Pour le premier voyage on logeait au motel Aladdin. Il était pas mal du tout l'Aladdin mais quand même un peu loin de la plage. Fallait se taper trois bons coins de rues: Seaview, Atlantic et Ocean avant d'arriver au Boardwalk. Erreur qu'on allait corriger la prochaine fois.
Le marquee du motel Aladdin a été conservé.
Ma mère et ma grand-mère, premier voyage en 72.
Sur le bord de la picsine. J'allais pas trop parce que je savais pas nager.
L'Aladin n'était pas le plus gros motel de Wildwood, on en croisé de gigantesques en s'en venant. Le marquee sur le toît était sobre, juste le mot Aladin. Pas d'étoiles filantes, de plamier ou autre. C'était plus joli le soir quand il était illuminé. Aujourd'hui le motel a été
converti en condo, comme quoi cette foutue épidémie n'est pas propre à Montréal.
La deuxième fois que nous sommes venus à Wildwood, en 73, c'est au motel Attaché que nous sommes restés. Un peu plus près de la plage çui-là, au coin de Beach avenue et Heather Road. Un peu plus grand que l'Aladin aussi. Plus grosse piscine. Et avec glissoire et en plus y'avait une terrasse.
Le motel, tel qu'on le voyait de la plage.
En 74 aussi c'est au Attaché que l'on a logé. L'année suivante c'est juste à côté que nous sommes allé, le Gondolier. Je crois que l'Attaché et le Gondolier appartenaient au même type. Les deux motels étaient d'ailleurs mitoyens.
Ça c'est moi sur la terrasse du motel Attaché. Marée haute à l'arrière.

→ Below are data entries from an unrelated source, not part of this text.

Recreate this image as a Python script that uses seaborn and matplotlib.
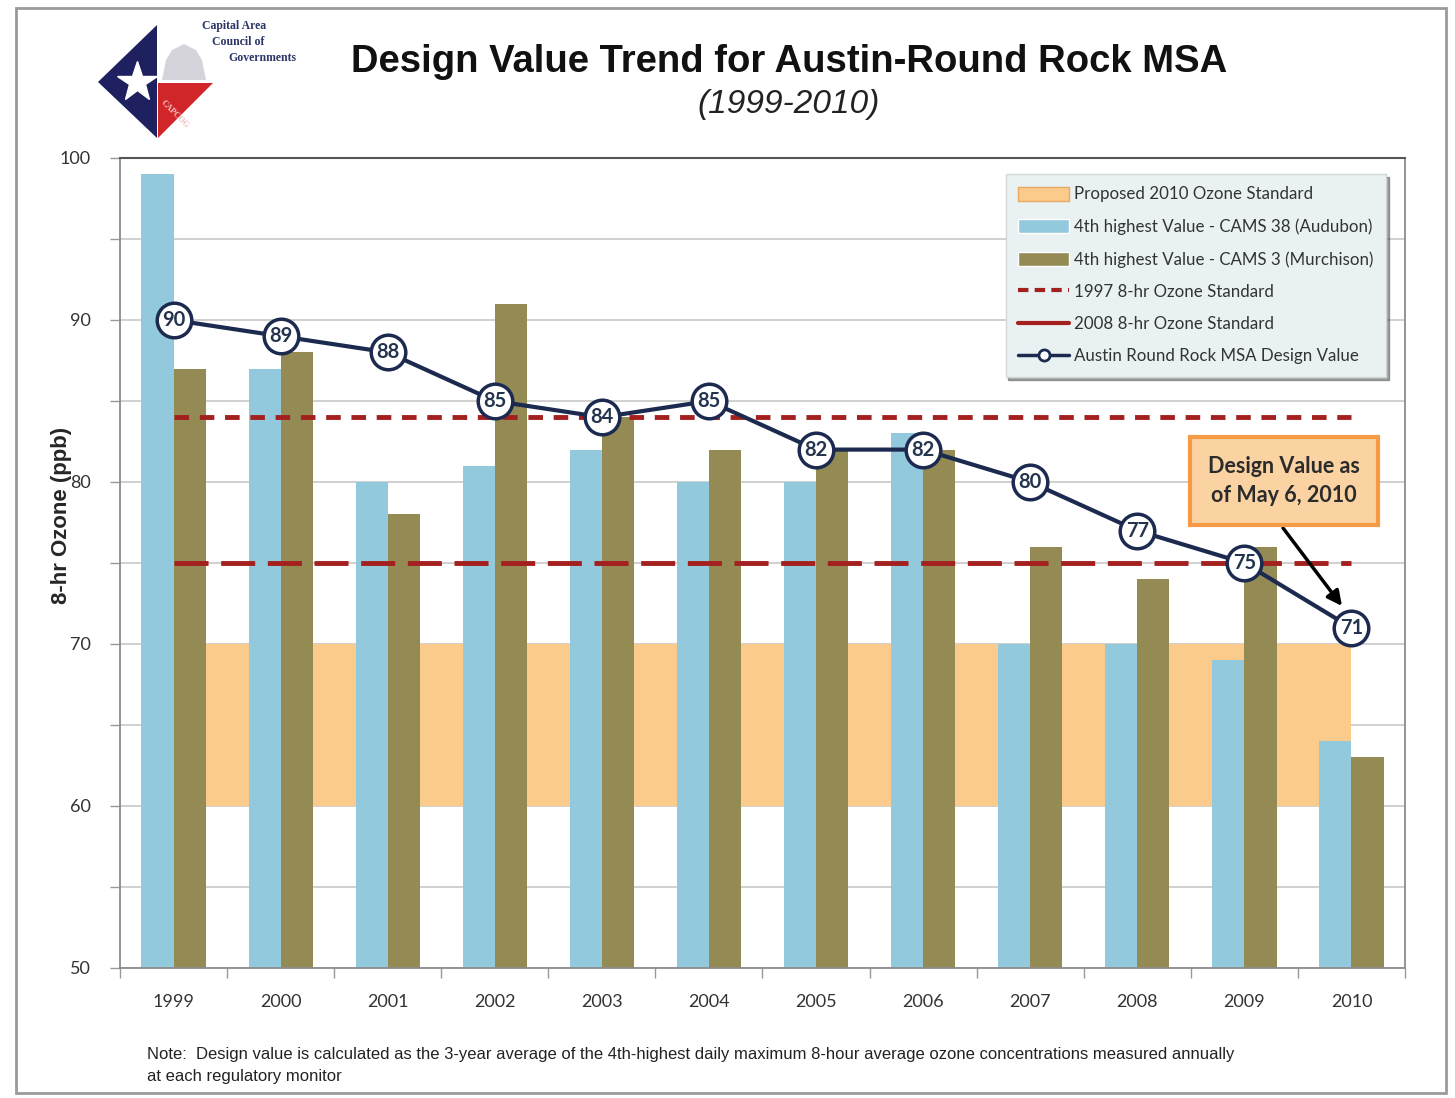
import numpy as np
import pandas as pd
import matplotlib.pyplot as plt
import seaborn as sns
from matplotlib.patches import Patch, Polygon, Rectangle, FancyArrowPatch
from matplotlib.lines import Line2D

# chart values
years = ["1999", "2000", "2001", "2002", "2003", "2004",
         "2005", "2006", "2007", "2008", "2009", "2010"]
audubon = [99, 87, 80, 81, 82, 80, 80, 83, 70, 70, 69, 64]
murchison = [87, 88, 78, 91, 84, 82, 82, 82, 76, 74, 76, 63]
design_value = [90, 89, 88, 85, 84, 85, 82, 82, 80, 77, 75, 71]
std_1997 = 84
std_2008 = 75
proposed_2010 = (60, 70)

site_names = ["4th highest Value - CAMS 38 (Audubon)",
              "4th highest Value - CAMS 3 (Murchison)"]

c_blue = "#92c9dc"
c_olive = "#948a54"
c_orange = "#fbcb8c"
c_red = "#a3201f"
c_navy = "#1b2a4e"

df = pd.DataFrame({
    "year": years * 2,
    "value": audubon + murchison,
    "site": [site_names[0]] * len(years) + [site_names[1]] * len(years),
})

sns.set_theme(style="white")
plt.rcParams["font.family"] = ["Lato", "DejaVu Sans"]

W, H = 1455, 1098
fig = plt.figure(figsize=(W / 100, H / 100), dpi=100)
ax = fig.add_axes([120 / W, 1 - 968 / H, 1285 / W, 810 / H])

pos = np.arange(len(years))

# proposed standard band
ax.fill_between([pos[0], pos[-1]], proposed_2010[0], proposed_2010[1],
                color=c_orange, zorder=1, linewidth=0)

sns.barplot(data=df, x="year", y="value", hue="site",
            palette=[c_blue, c_olive], width=0.6, gap=0,
            saturation=1, ax=ax, zorder=2, legend=False, linewidth=0)

ax.plot([pos[0], pos[-1]], [std_1997, std_1997], color=c_red, lw=3.5,
        dashes=(3, 2.2), zorder=3)
ax.plot([pos[0], pos[-1]], [std_2008, std_2008], color=c_red, lw=3.5,
        dashes=(7, 2.6), zorder=3)

sns.lineplot(x=pos, y=design_value, color=c_navy, lw=3, ax=ax, zorder=4)
ax.scatter(pos, design_value, s=620, facecolor="white", edgecolor=c_navy,
           linewidth=2.5, zorder=5)
for x, v in zip(pos, design_value):
    ax.text(x, v, str(v), ha="center", va="center", fontsize=14.5,
            fontweight="bold", color="#24344f", zorder=6)

ax.set_ylim(50, 100)
ax.set_xlim(-0.5, len(years) - 0.5)
ax.set_yticks(np.arange(50, 101, 5))
ax.set_yticklabels([str(v) if v % 10 == 0 else "" for v in range(50, 101, 5)])
ax.yaxis.grid(True, color="#c8c8c8", lw=1.2, zorder=0)
ax.set_axisbelow(True)
ax.tick_params(axis="y", left=True, length=7, width=1, color="#999999",
               labelsize=13, labelcolor="#333333", pad=14)
ax.set_xticks(pos)
ax.set_xticklabels(years)
ax.set_xticks(np.arange(-0.5, len(years), 1), minor=True)
ax.tick_params(axis="x", which="major", bottom=False, labelsize=13,
               labelcolor="#333333", pad=13)
ax.tick_params(axis="x", which="minor", bottom=True, length=7, width=1,
               color="#999999")
ax.set_xlabel("")
ax.set_ylabel("8-hr Ozone (ppb)", fontsize=16, fontweight="bold",
              family=["Liberation Sans"])
ax.yaxis.set_label_coords((72 - 120) / 1285, (968 - 515) / 810)
for side in ["left", "bottom", "right"]:
    ax.spines[side].set_color("#8c8c8c")
    ax.spines[side].set_linewidth(1.3)
ax.spines["top"].set_color("#555555")
ax.spines["top"].set_linewidth(1.5)

handles = [
    Patch(facecolor=c_orange, edgecolor="#e8a860"),
    Patch(facecolor=c_blue),
    Patch(facecolor=c_olive),
    Line2D([], [], color=c_red, lw=3, dashes=(2.5, 1.5)),
    Line2D([], [], color=c_red, lw=3),
    Line2D([], [], color=c_navy, lw=2.5, marker="o", markersize=8,
           markerfacecolor="white", markeredgewidth=2),
]
labels = ["Proposed 2010 Ozone Standard", site_names[0], site_names[1],
          "1997 8-hr Ozone Standard", "2008 8-hr Ozone Standard",
          "Austin Round Rock MSA Design Value"]
leg = ax.legend(handles, labels, loc="upper right",
                bbox_to_anchor=(0.992, 0.991), fontsize=12.2,
                frameon=True, fancybox=False, shadow=True,
                facecolor="#e9f1f3", edgecolor="#d0d8da", framealpha=1,
                handlelength=3.0, handleheight=0.9, labelspacing=0.95,
                borderpad=0.75, handletextpad=0.3)
for t in leg.get_texts():
    t.set_color("#333333")
leg.set_zorder(10)

# annotation box with arrow
fig.text(1284 / W, 1 - 481 / H, "Design Value as\nof May 6, 2010",
         ha="center", va="center", fontsize=15.5, fontweight="bold",
         color="#2b2b2b", linespacing=1.5, zorder=11,
         bbox=dict(boxstyle="square,pad=0.85", facecolor="#fbd3a3",
                   edgecolor="#f79a46", linewidth=3))
arrow = FancyArrowPatch((1283 / W, 1 - 528 / H), (1342 / W, 1 - 606 / H),
                        transform=fig.transFigure, arrowstyle="-|>",
                        color="black", lw=2.5, mutation_scale=22,
                        shrinkA=0, shrinkB=0, zorder=11)
fig.add_artist(arrow)

# titles
fig.text(789 / W, 1 - 62 / H, "Design Value Trend for Austin-Round Rock MSA",
         ha="center", va="center", fontsize=27.5, fontweight="bold",
         family=["Liberation Sans"], color="#111111")
fig.text(789 / W, 1 - 105 / H, "(1999-2010)", ha="center", va="center",
         fontsize=24, style="italic", family=["Liberation Sans"],
         color="#222222")

# note
fig.text(147 / W, 1 - 1055 / H,
         "Note:  Design value is calculated as the 3-year average of the "
         "4th-highest daily maximum 8-hour average ozone concentrations "
         "measured annually",
         ha="left", va="center", fontsize=12, family=["Liberation Sans"],
         color="#222222")
fig.text(147 / W, 1 - 1076 / H, "at each regulatory monitor",
         ha="left", va="center", fontsize=12, family=["Liberation Sans"],
         color="#222222")

# logo
def fp(x, y):
    return (x / W, 1 - y / H)

fig.add_artist(Polygon([fp(98, 82), fp(157, 25), fp(157, 138)],
                       closed=True, facecolor="#1f2060", edgecolor="none",
                       transform=fig.transFigure))
fig.add_artist(Polygon([fp(158, 83), fp(213, 83), fp(158, 138)],
                       closed=True, facecolor="#d0262a", edgecolor="none",
                       transform=fig.transFigure))
fig.add_artist(Polygon([fp(162, 80), fp(166, 60), fp(172, 50), fp(184, 44),
                        fp(196, 50), fp(202, 60), fp(206, 80)],
                       closed=True, facecolor="#d4d4da", edgecolor="none",
                       transform=fig.transFigure))
fig.add_artist(Line2D([137 / W], [1 - 82 / H], marker="*", markersize=30,
                      color="white", markeredgecolor="white",
                      transform=fig.transFigure))
fig.text(fp(175, 114)[0], fp(175, 114)[1], "CAPCOG", rotation=-45,
         ha="center", va="center", fontsize=6, color="#f0c0c0",
         family=["Liberation Serif"], fontweight="bold")
for txt, x, y in [("Capital Area", 234, 26), ("Council of", 238, 42),
                  ("Governments", 262, 58)]:
    fig.text(x / W, 1 - y / H, txt, ha="center", va="center", fontsize=8.5,
             fontweight="bold", family=["Liberation Serif"], color="#2a3566")

# outer frame
fig.add_artist(Rectangle((16 / W, 5 / H), 1430 / W, 1085 / H, fill=False,
                         edgecolor="#9a9a9a", lw=2, transform=fig.transFigure))

fig.savefig("out.png", dpi=100, facecolor="white")
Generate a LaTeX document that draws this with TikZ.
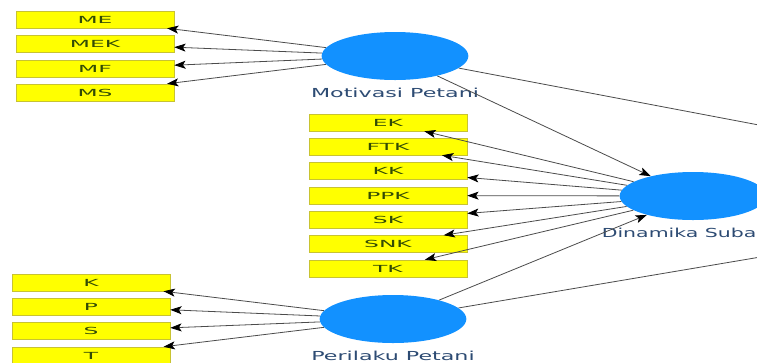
\documentclass[tikz,border=0pt]{standalone}
\usepackage{fontspec}
\setmainfont{DejaVu Sans}
\usepackage{graphicx}
\usetikzlibrary{arrows.meta,positioning,shapes.geometric}

\definecolor{lvblue}{RGB}{18,145,255}
\definecolor{mvyellow}{RGB}{255,255,0}
\definecolor{mvborder}{RGB}{200,195,50}
\definecolor{mvtext}{RGB}{50,75,5}
\definecolor{lvtext}{RGB}{45,75,115}
\definecolor{pathgray}{RGB}{75,75,75}

% stretched text as in the model view
\newcommand{\mvtxt}[1]{\scalebox{2.4}[1]{#1}}
\newcommand{\lvtxt}[2][1.79]{\scalebox{#1}[1]{#2}}

\begin{document}
\begin{tikzpicture}[
  x=0.75pt, y=-0.75pt,
  latent/.style={ellipse, fill=lvblue, minimum width=110pt, minimum height=36pt, inner sep=0pt},
  lvname/.style={inner sep=0pt, text=lvtext, font=\fontsize{9.3}{10}\selectfont},
  indicator/.style={rectangle, draw=mvborder, fill=mvyellow, minimum width=118.5pt, minimum height=12.75pt, inner sep=0pt, text=mvtext, font=\fontsize{7.3}{8}\selectfont},
  link/.style={draw=pathgray, line width=0.6pt, -{Stealth[length=8.5pt, width=6pt, inset=2pt, color=black]}}
]
\path[use as bounding box, clip] (0,0) rectangle (757,362);

% Latent variables
\node[latent] (motivasi) at (395,56) {};
\node[latent] (dinamika) at (693,196) {};
\node[latent] (perilaku) at (393,319) {};
\node[lvname, below=5.8pt of motivasi] (motivasi-name) {\lvtxt{Motivasi Petani}};
\node[lvname, below=5.8pt of dinamika, xshift=-6pt] (dinamika-name) {\lvtxt[1.65]{Dinamika Subak}};
\node[lvname, below=5.8pt of perilaku] (perilaku-name) {\lvtxt{Perilaku Petani}};

% next construct lies to the right
\coordinate (kinerja) at (1128,195);

% Indicators of Motivasi Petani
\node[indicator] (me)  at (95,19.5) {\mvtxt{ME}};
\node[indicator] (mek) at (95,44)   {\mvtxt{MEK}};
\node[indicator] (mf)  at (95,68.5) {\mvtxt{MF}};
\node[indicator] (ms)  at (95,92.5) {\mvtxt{MS}};

% Indicators of Dinamika Subak
\node[indicator] (ek)  at (388,122.5) {\mvtxt{EK}};
\node[indicator] (ftk) at (388,146.5) {\mvtxt{FTK}};
\node[indicator] (kk)  at (388,171)   {\mvtxt{KK}};
\node[indicator] (ppk) at (388,195.5) {\mvtxt{PPK}};
\node[indicator] (sk)  at (388,219.5) {\mvtxt{SK}};
\node[indicator] (snk) at (388,244)   {\mvtxt{SNK}};
\node[indicator] (tk)  at (388,268.5) {\mvtxt{TK}};

% Indicators of Perilaku Petani
\node[indicator] (k) at (91,282.5) {\mvtxt{K}};
\node[indicator] (p) at (91,306.5) {\mvtxt{P}};
\node[indicator] (s) at (91,331)   {\mvtxt{S}};
\node[indicator] (t) at (91,355.5) {\mvtxt{T}};

% Outer model
\draw[link] (motivasi) -- (me);
\draw[link] (motivasi) -- (mek);
\draw[link] (motivasi) -- (mf);
\draw[link] (motivasi) -- (ms);

\draw[link] (dinamika) -- (ek);
\draw[link] (dinamika) -- (ftk);
\draw[link] (dinamika) -- (kk);
\draw[link] (dinamika) -- (ppk);
\draw[link] (dinamika) -- (sk);
\draw[link] (dinamika) -- (snk);
\draw[link] (dinamika) -- (tk);

\draw[link] (perilaku) -- (k);
\draw[link] (perilaku) -- (p);
\draw[link] (perilaku) -- (s);
\draw[link] (perilaku) -- (t);

% Inner model
\draw[link] (motivasi) -- (dinamika);
\draw[link] (perilaku) -- (dinamika);
\draw[link] (motivasi) -- (kinerja);
\draw[link] (perilaku) -- (kinerja);

\end{tikzpicture}
\end{document}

Aussi y'avait c'te fille, une plus vieille que moi qui logeait pas très loin de nous avec ses parents. Ils venaient du Québec eux-aussi alors ça m'a fait une amie avec qui aller jouer au mini-putt. Elle est repartie avant nous mais avant de partir nous nous sommes échangés... des Pifs Gadget, qu'elle avait emporté elle aussi.
Je sais ce que vous allez me dire, que je pensais que les filles étaient des créatures étranges là-là-lèrreu, sauf que ma vision 72 des filles et celle de 75 comportaient des différences nettement appréciables.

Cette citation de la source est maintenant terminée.